Nie mój cyrk, nie moja malpa. Not my circus, not my monkey. I’ve heard that this is a Polish maxim, but when I was living in Poland, I never heard it that way. I usually just heard nie moja sprawa.
The monkey line was whimsical and made me chuckle, but I could never remember it at the right time.
A couple weeks ago, I was at a women’s retreat and it was a wonderful time of fellowship and refreshment, everything a retreat should be. As a parallel to the décor of ferns, water fountains, moss, and stones, there was a basket of small stones at the registration table. Every one was supposed to choose a stone and was instructed to carry it with them all the time.
Then someone read the story of the man whom God asked to carry some stones to the top of the hill. On the way, other people asked him to take their stone, and in his good nature, the man accepted. The load got so heavy, he started blaming God for asking so much of him. But God reminded him that He never asked him to take on all the extra stones.

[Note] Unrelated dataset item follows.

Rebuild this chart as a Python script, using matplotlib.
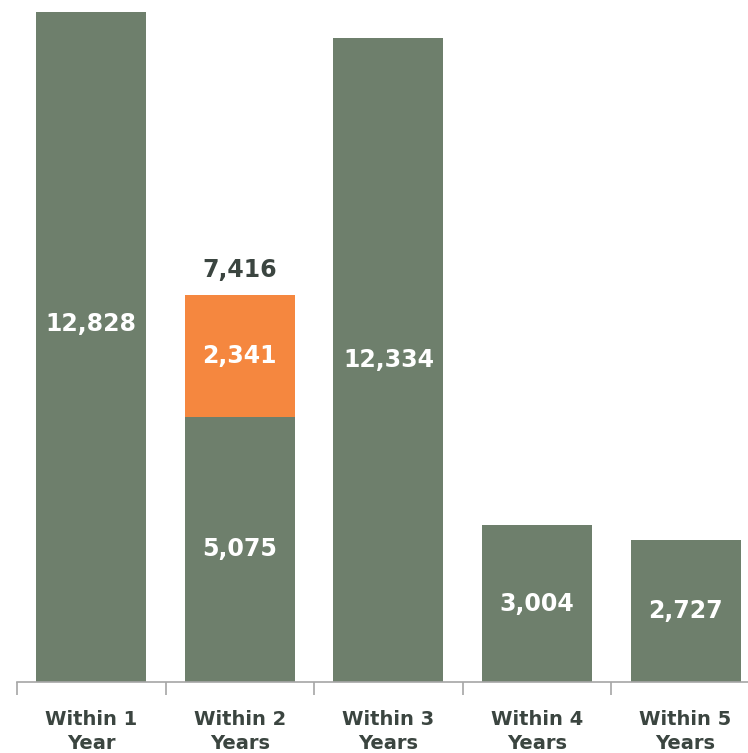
import numpy as np
import matplotlib
matplotlib.use('agg')
import matplotlib.pyplot as plt

categories = ['Within 1\nYear', 'Within 2\nYears', 'Within 3\nYears', 'Within 4\nYears', 'Within 5\nYears']
base_vals = [12828, 5075, 12334, 3004, 2727]
extra_vals = [0, 2341, 0, 0, 0]

green = '#6E7F6C'
orange = '#F5873F'
dark = '#3B4540'

fig = plt.figure(figsize=(7.48, 7.53), dpi=100)
ax = fig.add_axes([17 / 748, 71 / 753, 1 - 17 / 748, 682 / 753])

x = np.arange(len(categories))
ax.bar(x, base_vals, width=0.74, color=green)
ax.bar(x, extra_vals, width=0.74, bottom=base_vals, color=orange)

# the first label sits a bit above the middle of its bar in the original
label_shift = [450, 0, 0, 0, 0]

for i in range(len(categories)):
    ax.text(x[i], base_vals[i] / 2 + label_shift[i], f'{base_vals[i]:,}', ha='center', va='center',
            color='white', fontsize=17, fontweight='bold')
    if extra_vals[i] > 0:
        ax.text(x[i], base_vals[i] + extra_vals[i] / 2, f'{extra_vals[i]:,}', ha='center',
                va='center', color='white', fontsize=17, fontweight='bold')
        total = base_vals[i] + extra_vals[i]
        ax.text(x[i], total + 250, f'{total:,}', ha='center', va='bottom',
                color=dark, fontsize=17, fontweight='bold')

ax.set_xlim(-0.5, 4.42)
ax.set_ylim(0, 13058)

for s in ['top', 'right', 'left']:
    ax.spines[s].set_visible(False)
ax.spines['bottom'].set_color('#A6A6A6')
ax.spines['bottom'].set_linewidth(1.2)
ax.set_yticks([])
ax.set_xticks(x)
ax.set_xticklabels(categories, fontsize=14, fontweight='bold', color=dark, linespacing=1.35)
ax.tick_params(axis='x', which='major', length=0, pad=20)
ax.set_xticks(np.arange(-0.5, 4.5, 1), minor=True)
ax.tick_params(axis='x', which='minor', length=9, width=1.2, color='#A6A6A6')

fig.savefig('out.png', dpi=100)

In the retreat, some of us were told to plant stones surreptitiously in people’s bags and laps, to see what the women would do when they discovered more than their own pebble. Unfortunately, I was socializing too much and didn’t drop any stones anywhere. But one busy bee was planting them everywhere. She was sitting beside me in one workshop and afterwards we had this serious conversation, but when I turned my back, there was a hot pebble under my Bible, and the lady was gone. The pebble was warmed all through, holding its heat from being clenched in her hand, waiting for the right moment. The turkey!
She may or may not have had several handfuls of pebbles mysteriously scattered between her pillow case, sheets, and blanket that night. As always, the laughs are the best part of being together.
A couple days after the retreat, I heard bad news from several places, and it all wanted to paralyze me. Then I thought, No, that’s not my stone to carry.
I care deeply, will listen, pray, stay alert, but put it down. It’s not my stone. There was an extra stone in my bag when I came home, and I pitched it. I took the original one I chose from the basket, wrote my assignment on it with white-out pen, and put it on my desk.
This is my stone, the biggest current assignment that God is ever so gently but persistently asking me to carry. I don’t have room right now to carry any others.